El Parque Nacional de Pingvellir tiene más de nacional por lo histórico que por lo natural, aunque reúne sobradas condiciones paisajísticas que le han hecho honor a ser considerado también Patrimonio de la Humanidad. Una de ellas es que, en ningún lugar de Islandia queda patente como aquí que la isla reparte su territorio, geológicamente, entre las placas euroasiática y norteamericana. Una parte de la falla atlántica asoma en Pingvellir y se convierte en reclamo turístico junto al nacimiento del río Öxará y las cascadas y lagunas que se forman en este tramo.

El lago interior más grande de la isla y las connotaciones históricas mencionadas (cuna de la civilización islandesa y lugar en el que se asentó el parlamento más antiguo conocido) acaban por elevar la trascendencia de este área. Entre la avifauna, un pequeño pero notorio representante de la misma, el zorzal alirrojo, agradece la mayor cobertura vegetal (arbustiva y arbórea) y no para de exhibirse, en cuerpo y canto. En las lagunas, nadan, más comedidos, los ánsares comunes, que ya se acompañan en su estela de la prole del año.

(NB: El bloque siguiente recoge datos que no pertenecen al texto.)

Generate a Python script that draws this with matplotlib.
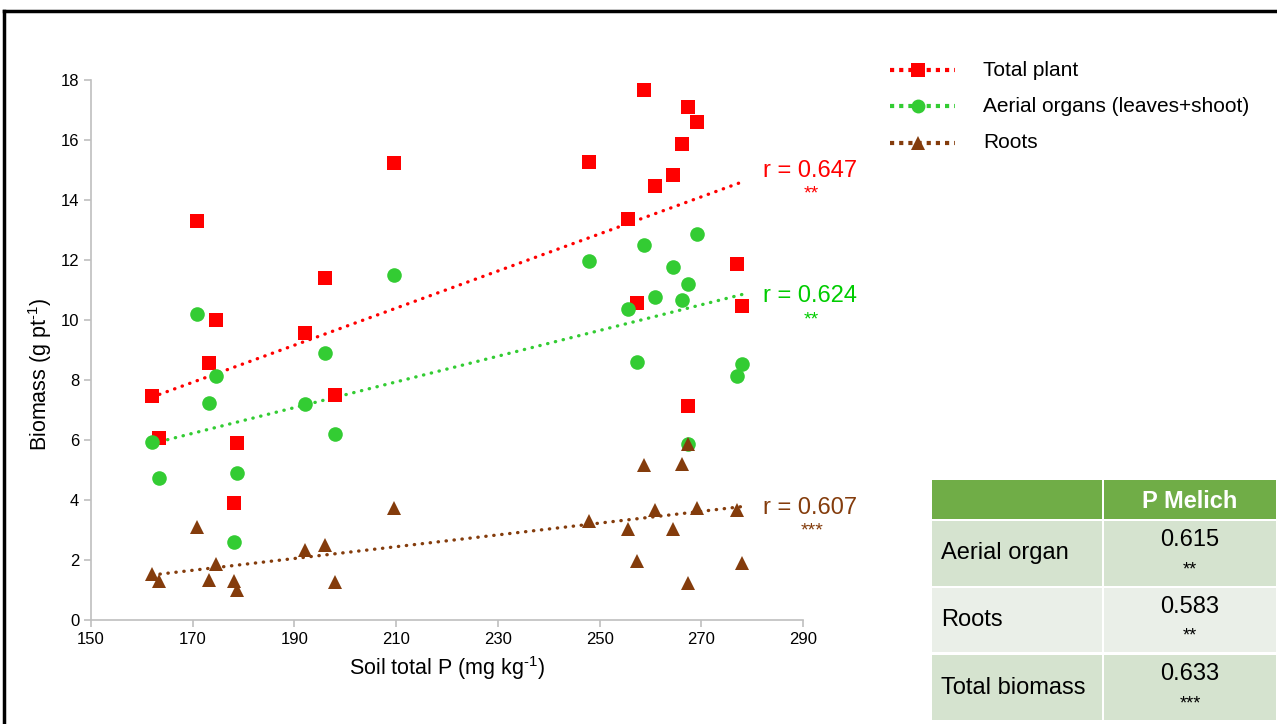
import matplotlib
matplotlib.use("Agg")
from matplotlib import pyplot as plt
from matplotlib.patches import Rectangle
import numpy as np

plt.rcParams['font.family'] = ['Liberation Sans', 'DejaVu Sans']
plt.rcParams['mathtext.fontset'] = 'custom'
plt.rcParams['mathtext.rm'] = 'Liberation Sans'
plt.rcParams['mathtext.it'] = 'Liberation Sans:italic'

# soil total P (mg/kg) for each pot, shared by the three series
soil_p = [162.0, 163.4, 170.8, 173.2, 174.5, 178.1, 178.8, 192.0, 196.0, 198.0,
          209.6, 247.9, 255.5, 257.4, 258.7, 260.9, 264.5, 266.3, 267.4, 269.1,
          267.4, 277.0, 278.0]
total_plant = [7.47, 6.07, 13.3, 8.57, 10.0, 3.9, 5.9, 9.57, 11.4, 7.5,
               15.23, 15.27, 13.37, 10.57, 17.67, 14.47, 14.83, 15.87, 17.1, 16.6,
               7.13, 11.87, 10.47]
aerial = [5.93, 4.73, 10.2, 7.23, 8.13, 2.6, 4.9, 7.2, 8.9, 6.2,
          11.5, 11.97, 10.37, 8.6, 12.5, 10.77, 11.77, 10.67, 11.2, 12.87,
          5.87, 8.13, 8.53]
roots = [1.53, 1.3, 3.1, 1.33, 1.87, 1.3, 1.0, 2.33, 2.5, 1.27,
         3.73, 3.3, 3.03, 1.97, 5.17, 3.67, 3.03, 5.2, 1.23, 3.73,
         5.87, 3.67, 1.9]

# trendline end values as drawn in the original (x from 162 to 278)
trend_x = [162.0, 278.0]
trend_total = [7.43, 14.6]
trend_aerial = [5.88, 10.85]
trend_roots = [1.5, 3.78]

series_names = ["Total plant", "Aerial organs (leaves+shoot)", "Roots"]
r_labels = ["r = 0.647", "r = 0.624", "r = 0.607"]
r_stars = ["**", "**", "***"]

table_header = "P Melich"
table_rows = ["Aerial organ", "Roots", "Total biomass"]
table_vals = ["0.615", "0.583", "0.633"]
table_stars = ["**", "**", "***"]

W, H = 1277, 724
fig = plt.figure(figsize=(12.77, 7.24), dpi=100)
ax = fig.add_axes([91/W, 1-620/H, 712/W, 540/H])

styles = [
    dict(marker='s', mfc='#FF0000', lc='#FF0000', tc='#FF0000', ms=10),
    dict(marker='o', mfc='#33CC33', lc='#33CC33', tc='#00CC00', ms=10.5),
    dict(marker='^', mfc='#843C0C', lc='#843C0C', tc='#843C0C', ms=10.5),
]
ys = [total_plant, aerial, roots]
trends = [trend_total, trend_aerial, trend_roots]
label_pos = [(14.97, 14.2), (10.8, 10.0), (3.73, 2.97)]
dots = (0, (0.1, 2.3))

x = np.array(soil_p)
for y, tr, st, rl, rs, (ly, sy) in zip(ys, trends, styles, r_labels, r_stars, label_pos):
    ax.plot(x, y, linestyle='none', marker=st['marker'], color=st['mfc'],
            markersize=st['ms'], markeredgewidth=0, zorder=3)
    ax.plot(trend_x, tr, color=st['lc'], lw=2.4, linestyle=dots,
            dash_capstyle='round', zorder=2)
    ax.text(291.3, ly, rl, color=st['tc'], fontsize=17, ha='center', va='center')
    ax.text(291.7, sy, rs, color=st['tc'], fontsize=14, ha='center', va='center')

ax.set_xlim(150, 290)
ax.set_ylim(0, 18)
ax.set_xticks(np.arange(150, 291, 20))
ax.set_yticks(np.arange(0, 19, 2))
for s in ['top', 'right']:
    ax.spines[s].set_visible(False)
for s in ['left', 'bottom']:
    ax.spines[s].set_color('#BFBFBF')
    ax.spines[s].set_linewidth(1.2)
ax.tick_params(axis='both', colors='#BFBFBF', labelcolor='black', labelsize=12,
               length=5, width=1.2)
ax.set_xlabel(r"Soil total P (mg kg$^{\text{-1}}$)", fontsize=15.5, labelpad=5)
ax.set_ylabel(r"Biomass (g pt$^{\text{-1}}$)", fontsize=15.5, labelpad=12)
ax.yaxis.set_label_coords(40/W, 350/H, transform=fig.transFigure)
ax.yaxis.label.set_verticalalignment('center')

# legend drawn by hand to mimic the original layout
leg_y = [70, 106, 143]
for st, name, py in zip(styles, series_names, leg_y):
    fy = 1 - py/H
    fig.lines.append(plt.Line2D([890/W, 955/W], [fy, fy], transform=fig.transFigure,
                                color=st['lc'], lw=3, linestyle=(0, (1, 1.2)),
                                dash_capstyle='butt'))
    fig.lines.append(plt.Line2D([918/W], [fy], transform=fig.transFigure,
                                marker=st['marker'], color=st['mfc'], markersize=st['ms'] - 0.5,
                                markeredgewidth=0, linestyle='none'))
    fig.text(983/W, fy, name, fontsize=15, va='center', ha='left')

# table
col1 = (932, 1102)
col2 = (1104, 1276)
row_edges = [(480, 519), (521, 586), (588, 652), (655, 720)]
fills = ['#70AD47', '#D5E3CF', '#EAEFE8', '#D5E3CF']
for (t, bt), fc in zip(row_edges, fills):
    for c0, c1 in [col1, col2]:
        fig.patches.append(Rectangle((c0/W, 1 - bt/H), (c1-c0)/W, (bt-t)/H,
                                     transform=fig.transFigure, facecolor=fc, edgecolor='none'))
cx = (col2[0] + col2[1]) / 2 / W
fig.text(cx, 1 - 501/H, table_header, color='white', fontsize=17,
         fontweight='bold', ha='center', va='center')
for (t, bt), rn, v, s in zip(row_edges[1:], table_rows, table_vals, table_stars):
    mid = (t + bt) / 2
    fig.text(941/W, 1 - mid/H, rn, fontsize=17, ha='left', va='center')
    fig.text(cx, 1 - (mid - 13)/H, v, fontsize=17, ha='center', va='center')
    fig.text(cx, 1 - (mid + 16)/H, s, fontsize=13, ha='center', va='center')

# black frame of the slide
fig.lines.append(plt.Line2D([4/W, 4/W], [0, 1 - 11/H], transform=fig.transFigure, color='black', lw=2.5))
fig.lines.append(plt.Line2D([4/W, 1], [1 - 11/H, 1 - 11/H], transform=fig.transFigure, color='black', lw=2.5))

fig.savefig("out.png", dpi=100)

“Javier, vamos hombre, que sólo faltas tú”, me apremia Jón. La descarada y cercana presencia de los zorzales y las escenas maternas de los ánsares, paralizaron el tiempo y hubo que echar mano de nuevo del fórceps para despegarme de allí, a pesar del “calabobo” que caía,
Y la intención final era dar con el porrón islándico antes de acabar en Reykiavik. Pero lo dicho, hubo serreta mediana, porrón bastardo y más patos arlequines y sin noticias de aquél. Tranquilo Jón, que yo casi con las escenas tan cercanas de zorzales y ánsares remato con nota alta este viaje al centro de la avifauna ártica.